We remain cautious on global demand recovery and expect the slowdown to prolong in developed countries. We refrain from taking a call on Euroquake/sovereign debt crisis in Europe as it has become more of a political issue than plain economics. However, even if the politicians are able to save the euro currency (which entails major austerity measures for most of the Eurozone members), the case for demand contraction is quite strong in that situation too. The Chinese economy’s hard as well as soft landing would be painful for the entire metals sector barring zinc (which is relatively better placed among other metals), while monetary easing in China is unlikely to result in a pick-up in investment cycle as the investment to GDP (gross domestic product) ratio is already at an alarming level of over 65% and any further rise from here on would certainly lead to a hard landing in China. Our London Metal Exchange (LME) metal price assumptions are around 10-15% lower compared to consensus estimates, but our rupee assumption is 7-9% weaker because of extensive slowdown likely in the Indian economy, leading to 2-6% weaker metal prices in rupee terms compared to street estimates. We are positive on Hindustan Zinc (HZL) due to its attractive valuation, balance sheet strength and steady growth.


■ Soft landing for Chinese economy is also bad for the sector: The Chinese government’s plan to engineer a soft landing for its economy would also lead to investment slowdown in all industries. Construction, real estate, commercial vehicle and capital investments are showing a declining trend, which is likely to continue in the coming quarters. This would result in huge demand slump in all metal categories (China accounts for 35-40% consumption of all metals). 
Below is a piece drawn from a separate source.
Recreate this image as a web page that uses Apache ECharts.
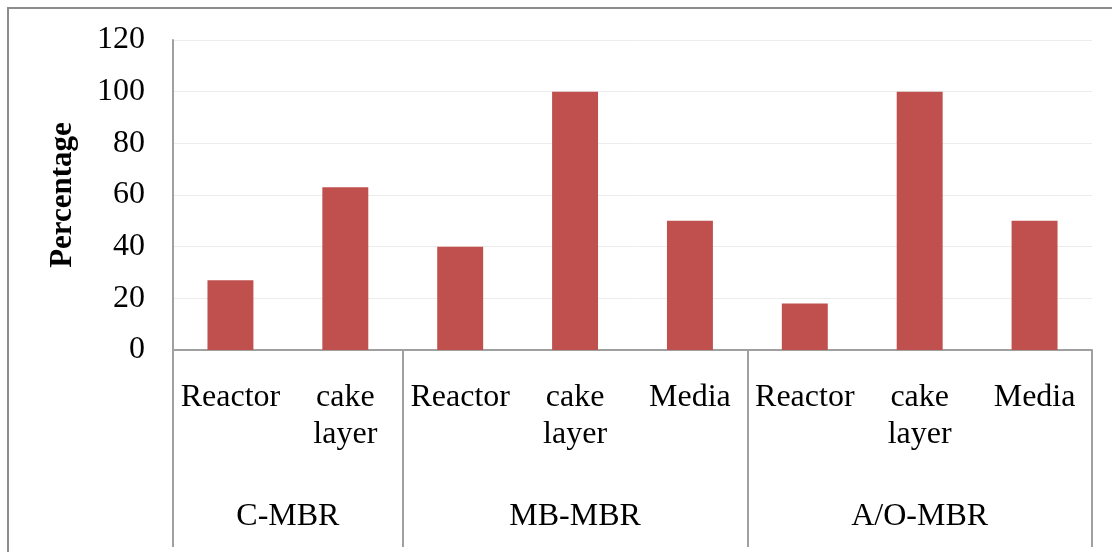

■ US economy appears to be improving, but still far from its peak: Headline US economic numbers are showing a rising trend, driven largely by the base effect. Economic indicators like automobile sales, housing sales, housing prices and joblessness are still way off from their highs witnessed before 2007 as US new home sales are still at a four-decade low.


■ Whether the euro is alive or dead, metal demand contraction to be evident: LME prices are witnessing sharp volatility on news flow from Europe; but in the case of a deal or no deal to save weaker countries from sovereign debt crisis, demand contraction would be apparent in both the situations. Governments would be forced to go for severe austerity measures, leading to a cut in household and corporate demand.


■ Economic conditions not as bad as 2008, but the ability to fight the crisis is limited:
Although we believe the economic situation is not as dire as the 2008 crisis, the ability to fight the crisis is also limited. Most of the countries have fiscal deficits close to high single-digit with
debt/GDP of over 100%, implying lower ability to further boost their economies.


Metal prices trade below marginal costs for a long period of time: We do not accept the
argument that metal prices are below marginal costs and are thus expected to recover from these levels. Until some capacities go offline on a permanent basis, the threat of supply hitting back the market will keep the prices subdued for a long period of time.


Valuation: We have a Buy rating on HZL as the stock will become more like a bond because of strong cash generation. We also remain relatively positive on zinc prices due to strong demand environment in China and supply concerns. We assign a target price of Rs153 (5.0x FY14E EV/EBITDA) for HZL, which is 25% higher than the CMP. For Hindalco, we assign a Sell rating as new expansion is likely to be value dilutive at current aluminium prices. NALCO has been given a Sell rating due to subdued earnings growth and cash utilisation concerns.